Sure enough, on May 22, 1996, former Hennepin County Attorney Gary Flakne filed a complaint against Wersal with the state Lawyers Professional Responsibility Board. Citing the "ambiguity" of Canon Five, the board's director dismissed the complaint. But the Board of Judicial Standards, which had authored the code to begin with, got the last word: It rewrote Canon Five to prohibit candidates from attending any political functions or seeking party endorsements. Wersal's loophole had been plugged, and he pulled out of the Supreme Court race to attend to his law practice.

But now Wersal is back. In February, having filed once again as a Supreme Court candidate (this time challenging one of the court's most liberal members, Sandra Gardebring), he asked U.S. District Court Judge Michael Davis for an injunction to stop the boards of Judicial Standards and Lawyers Professional Responsibility from enforcing their rules. (Citing that litigation, officials at both boards declined to comment for this story.)

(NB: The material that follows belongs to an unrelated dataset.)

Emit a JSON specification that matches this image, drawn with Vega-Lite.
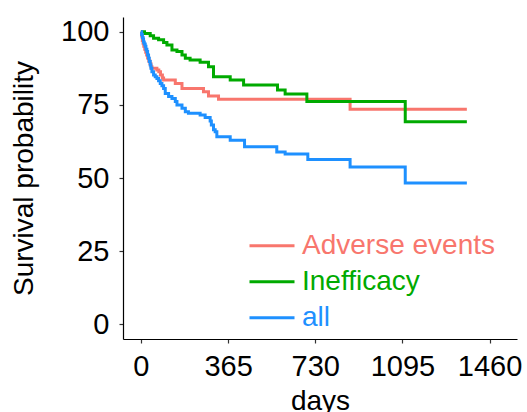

Davis denied the motion, and Wersal immediately took his case to the Eighth Circuit Court of Appeals, which isn't scheduled to hear the matter until this fall. And last week the state GOP asked the U.S. Supreme Court to stop the state boards from punishing Wersal should the party decide to endorse him this weekend. "We got involved because we didn't think [the anti-endorsement rule] was right," says Anthony Sutton, the party's executive director. "In order to make judges accountable, we need to know who these people are."

But Peterson, the lawyer who was defeated in his 1996 bid for a Hennepin County District Court seat by law clerk Janet Poston, says people already have a chance to get to know potential judges. "I didn't feel constrained by the rules," he argues. "What's important here are the candidates' qualifications. The nature of the position requires judges to set aside their own beliefs and follow the dictates of the law."

Instead of taking political positions, adds William Mitchell College of Law professor Doug Heidenreich, candidates should talk about their legal experience, educational background, civic involvement, and character. Heidenreich says that while he appreciates the "free-speech aspect" of Wersal's argument, restrictions are necessary to ensure judges are impartial and qualified. "Would it really be better for the public to know if a candidate favors lower taxes?" he asks. "The danger here is people voting for a judge for the wrong reasons."

"But that's already happening," rebuts Wersal. "Voters need more information than what they're getting if we expect them to make an informed decision."

Judicial objectivity, he adds, is a fantasy: "According to my perspective--and remember, I've been in front of nearly every judge in Hennepin, Anoka, and Ramsey County--personal bias always leaks in. The problem with the current system is that we don't know what those biases are."

Wersal's argument "has considerable merit," agrees University of Minnesota law professor Michael Stokes Paulson, who specializes in issues of lawyers' professional conduct. "First Amendment rights go with you, whether you're standing on a street corner or at a party meeting, and these rules clearly violate those rights." Paulson says that a variety of state and federal courts around the country have already deemed so-called "declare and announce" rules unconstitutional. Most states, he adds, are moving toward a code developed by the American Bar Association under which candidates can state their views but may not commit to deciding cases in a specific way. In the face of that trend, Paulson argues, Minnesota is "moving in the wrong direction."

While Wersal is disappointed that the court won't hear his case before this weekend's convention, his forced absence hasn't dampened his enthusiasm. "People have been frustrated with this system for a long time, but they haven't known how to fix it," he says. "During my last campaign, when I went around knocking on doors and talking about this issue, people got a taste of democracy." His voice drops conspiratorially. "Now they want more."